Tell us about your creative process. What is your favorite piece (written by you) and how did you start working on it?

Composing pieces always has a purpose for me. I completed the Art of the Fugue because I didn’t want to play it if it didn’t have an ending. I composed the pieces on New Me! because I was learning jazz harmonies. The other pieces I‘ve composed since then also have deep, emotional roots, and they express specific things for specific reasons. This purpose-driven approach to composition means that my work is guided by the necessity. If I want to express a specific thing, sometimes to a specific person, then the music has to convey that. This is, for me at least, is the best way to create the conditions for good ideas to come.

Can you give some advice for young people who want to discover classical music for themselves?

Sure! Listen to lots of music. Of all kinds. Find what you like, and don’t worry about anything else. Your relationship to music is your own, and the only purpose that music needs to have is to bring you joy (or make you sad, or make you dance, or soothe your rage, or put you in a mood… whatever =) In classical music you get structure, complexity, and truly beautiful expression. You get the best that humanity had to offer over the past 400 years. If you don’t get into it right away, keep trying. It’s worth it. There’s not just “Classical Music” - there are many different genres, instruments, and forms of pieces that get lumped together into the term “Classical Music”. Don’t like a Mozart opera? Try a Mahler symphony. Can’t get into Palestrina? Try Stravinsky. Is Wagner too nationalistic for you? Go back to Bach. Find people who are wildly enthusiastic about certain composers or pieces and ask them what they hear and what they like, when they listen. See live performances. Try to play your favorite pieces on an instrument.

Do you think about the audience when composing?

I ask myself if the music fulfills its destiny, and if I like it. I (mostly) don’t know who the audience is going to be when I write, so no, I don’t think about them much.

What projects are coming up? Do you experiment in your projects?

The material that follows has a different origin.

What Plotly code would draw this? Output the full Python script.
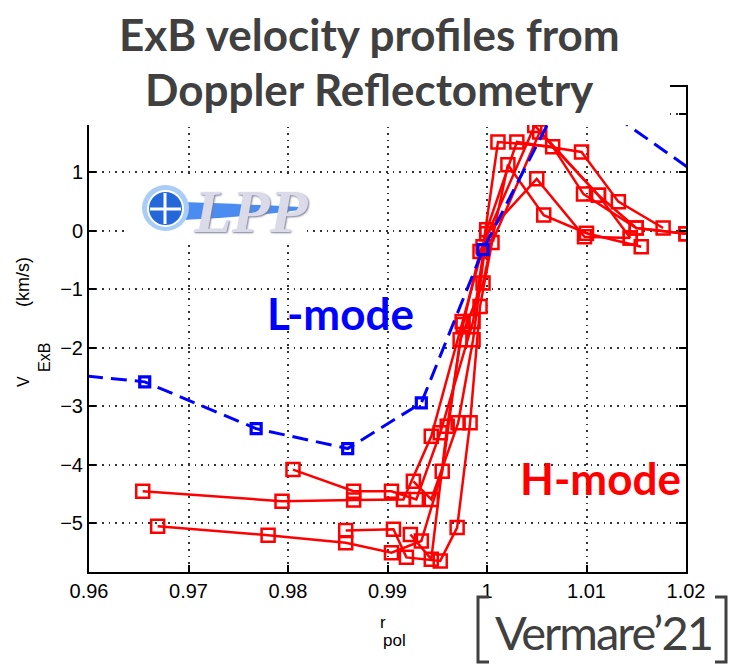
import plotly.graph_objects as go

# ---------------------------------------------------------------
# Radial ExB velocity profiles (Doppler reflectometry)
# r_pol : normalised poloidal-flux radius, v : ExB velocity [km/s]
# ---------------------------------------------------------------

# L-mode profile (blue, dashed)
lmode_r = [0.9550, 0.9656, 0.9768, 0.9860, 0.9934, 0.9996, 1.0082, 1.0230]
lmode_v = [-2.40, -2.58, -3.38, -3.72, -2.94, -0.32, 2.52, 0.75]

# H-mode profiles (red, solid)
hmode1_r = [0.9654, 0.9794, 0.9866, 0.9916, 0.9944, 0.9975, 0.9996, 1.0011, 1.0066, 1.0097, 1.0150, 1.0200]
hmode1_v = [-4.45, -4.62, -4.60, -4.59, -3.51, -1.55, -0.27, 1.52, 1.44, 0.63, 0.05, -0.05]

hmode2_r = [0.9669, 0.9780, 0.9858, 0.9904, 0.9934, 0.9955, 0.9973, 0.9996, 1.0021, 1.0057, 1.0100, 1.0155]
hmode2_v = [-5.05, -5.20, -5.33, -5.50, -5.30, -4.11, -1.86, -0.89, 1.13, 0.27, -0.04, -0.27]

hmode3_r = [0.9805, 0.9866, 0.9904, 0.9929, 0.9953, 0.9986, 0.99997, 1.0030, 1.0095, 1.0132, 1.0177]
hmode3_v = [-4.08, -4.45, -4.45, -4.59, -3.45, -1.55, 0.02, 1.52, 1.35, 0.50, 0.05]

hmode4_r = [0.9858, 0.9906, 0.9919, 0.9953, 0.9970, 0.9983, 0.9993, 1.0005, 1.0053, 1.0112, 1.0144]
hmode4_v = [-5.12, -5.10, -5.58, -5.64, -5.07, -3.28, -1.29, -0.20, 1.69, 0.61, -0.12]

hmode5_r = [0.9926, 0.9944, 0.9971, 0.9986, 0.99997, 1.0050, 1.0098, 1.0144]
hmode5_v = [-4.28, -4.59, -3.28, -1.86, -0.05, 0.89, -0.10, -0.12]

hmode6_r = [0.9923, 0.9944, 0.9960, 0.9976, 0.9993, 1.0048, 1.0112, 1.0150, 1.0200]
hmode6_v = [-5.19, -5.61, -3.34, -1.60, -0.35, 1.80, 0.61, 0.05, -0.05]

hmode_profiles = [
    (hmode1_r, hmode1_v),
    (hmode2_r, hmode2_v),
    (hmode3_r, hmode3_v),
    (hmode4_r, hmode4_v),
    (hmode5_r, hmode5_v),
    (hmode6_r, hmode6_v),
]

x_ticks = [0.96, 0.97, 0.98, 0.99, 1.00, 1.01, 1.02]
x_tick_labels = ["0.96", "0.97", "0.98", "0.99", "1", "1.01", "1.02"]
y_ticks = [-5, -4, -3, -2, -1, 0, 1, 2]

x_range = [0.96, 1.02]
y_range = [-5.83, 2.46]

# ---------------------------------------------------------------
# page geometry (pixels) and helpers to place decorations
# ---------------------------------------------------------------
FIG_W, FIG_H = 730, 665
M_L, M_R, M_T, M_B = 89, 44, 87, 93
PW = FIG_W - M_L - M_R
PH = FIG_H - M_T - M_B


def px(x):
    return (x - M_L) / PW


def py(y):
    return (FIG_H - M_B - y) / PH


RED = "#ff0000"
BLUE = "#0000ff"
GREY = "#404040"
AX_FONT = "Liberation Sans, Arial, sans-serif"

fig = go.Figure()

for r, v in hmode_profiles:
    fig.add_trace(go.Scatter(
        x=r, y=v, mode="lines+markers",
        line=dict(color=RED, width=2.5),
        marker=dict(symbol="square-open", size=13, color=RED,
                    line=dict(color=RED, width=2.5)),
        showlegend=False, hoverinfo="skip",
    ))

fig.add_trace(go.Scatter(
    x=lmode_r, y=lmode_v, mode="lines+markers",
    line=dict(color=BLUE, width=3, dash="16px,8px"),
    marker=dict(symbol="square-open", size=10, color=BLUE,
                line=dict(color=BLUE, width=3.2)),
    showlegend=False, hoverinfo="skip",
))

axis_common = dict(
    showline=True, linecolor="black", linewidth=2, mirror="ticks",
    ticks="inside", ticklen=7, tickwidth=1.5, tickcolor="black",
    showgrid=True, gridcolor="#333333", gridwidth=1.6, griddash="1.6px,5px",
    zeroline=False, automargin=False,
    tickfont=dict(family=AX_FONT, size=20, color="black"),
)

fig.update_xaxes(range=x_range, tickvals=x_ticks, ticktext=x_tick_labels, **axis_common)
fig.update_yaxes(range=y_range, tickvals=y_ticks, **axis_common)

shapes = []
# white band carrying the headline
shapes.append(dict(type="rect", xref="paper", yref="paper", layer="above",
                   x0=px(-5), x1=px(670), y0=py(125), y1=py(-5),
                   fillcolor="white", line=dict(width=0)))
# LPP logo: white backing, glowing disc with cross, blue tail
shapes.append(dict(type="rect", xref="paper", yref="paper", layer="above",
                   x0=px(125), x1=px(305), y0=py(243), y1=py(178),
                   fillcolor="white", line=dict(width=0)))
tail = "M {},{} Q {},{} {},{} L {},{} Q {},{} {},{} Z".format(
    px(182), py(202), px(240), py(204), px(300), py(207),
    px(300), py(210), px(240), py(218), px(182), py(220))
shapes.append(dict(type="path", xref="paper", yref="paper", layer="above",
                   path=tail, fillcolor="#4a8cf0", line=dict(width=0)))
shapes.append(dict(type="circle", xref="paper", yref="paper", layer="above",
                   x0=px(142), x1=px(189), y0=py(231), y1=py(185),
                   fillcolor="#a9cdf6", line=dict(width=0)))
shapes.append(dict(type="circle", xref="paper", yref="paper", layer="above",
                   x0=px(148), x1=px(183), y0=py(226), y1=py(191),
                   fillcolor="#2467d8", line=dict(color="white", width=2)))
shapes.append(dict(type="line", xref="paper", yref="paper", layer="above",
                   x0=px(165), x1=px(165), y0=py(224), y1=py(193),
                   line=dict(color="white", width=3)))
shapes.append(dict(type="line", xref="paper", yref="paper", layer="above",
                   x0=px(150), x1=px(181), y0=py(209), y1=py(209),
                   line=dict(color="white", width=3)))
# citation brackets
lb = "M {},{} L {},{} L {},{} L {},{}".format(
    px(489), py(597), px(478), py(597), px(478), py(662), px(489), py(662))
rb = "M {},{} L {},{} L {},{} L {},{}".format(
    px(715), py(597), px(726), py(597), px(726), py(662), px(715), py(662))
for p in (lb, rb):
    shapes.append(dict(type="path", xref="paper", yref="paper", layer="above",
                       path=p, line=dict(color=GREY, width=3)))

annotations = [
    dict(text="<b>ExB velocity profiles from</b>", x=px(369), y=py(34),
         font=dict(family="Lato", size=44, color=GREY)),
    dict(text="<b>Doppler Reflectometry</b>", x=px(369), y=py(89),
         font=dict(family="Lato", size=44, color=GREY)),
    dict(text="<b>L-mode</b>", x=px(340), y=py(313),
         font=dict(family="Lato", size=44, color=BLUE)),
    dict(text="<b>H-mode</b>", x=px(600), y=py(478),
         font=dict(family="Lato", size=44, color=RED)),
    dict(text="<span style='letter-spacing:-2px'>Vermare’21</span>",
         x=px(603), y=py(632),
         font=dict(family="Lato", size=47, color=GREY)),
    dict(text="<b><i>LPP</i></b>", x=px(251), y=py(211),
         font=dict(family="Liberation Serif", size=62, color="#dadae8",
                   shadow="1px 1px 2px #7c7c96")),
    # y-axis label: V_ExB (km/s), rotated
    dict(text="V", x=px(23), y=py(382), textangle=-90,
         font=dict(family=AX_FONT, size=16, color="black")),
    dict(text="ExB", x=px(44), y=py(358), textangle=-90,
         font=dict(family=AX_FONT, size=16, color="black")),
    dict(text="(km/s)", x=px(23), y=py(282), textangle=-90,
         font=dict(family=AX_FONT, size=18, color="black")),
    # x-axis label: r_pol
    dict(text="r", x=px(383), y=py(622),
         font=dict(family=AX_FONT, size=17, color="black")),
    dict(text="pol", x=px(394), y=py(640),
         font=dict(family=AX_FONT, size=17, color="black")),
]
for a in annotations:
    a.update(xref="paper", yref="paper", showarrow=False,
             xanchor="center", yanchor="middle")

fig.update_layout(
    width=FIG_W, height=FIG_H,
    margin=dict(l=M_L, r=M_R, t=M_T, b=M_B, pad=0),
    paper_bgcolor="white", plot_bgcolor="white",
    template="none",
    shapes=shapes, annotations=annotations,
    showlegend=False,
)

fig.write_html("out.html")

I’ve just spent a year collaborating with an amazing singer named Christina Jones, and she has recorded 8 songs that I wrote to help save my marriage. These songs were the only thing that I could do to reach my husband when we were in a big crisis. When I sang them for him, that’s when we started to mend things and move forward together again. Christina has recorded them so beautifully, and we’re releasing some singles now, but the full album comes out in July. The song which you have played, “Water under our bridge”, is actually inspired by one of the songs on this album, “Beautiful Bridge”, which came before “Water under our bridge”. In “Beautiful Bridge”, there is a line that goes:

In the past between our hearts, there used to be a bridge. Sadness couldn’t last, because no broken heart stayed alone.

The counterpoint from “Water under our bridge” quotes that. I put that in there specifically as a coded message for my husband. Until now, he was the only person who had ever heard “Beautiful Bridge”, after all, so only he could hear how such a hopeful song had been turned into such a sad piano piece. It worked, too. When we recorded it, we were living separately, and we got together just to make the recording. We were in the studio, me at the piano, crying, him in the recording booth, crying, and the poor recording engineer must have really wondered what all the emotion was about.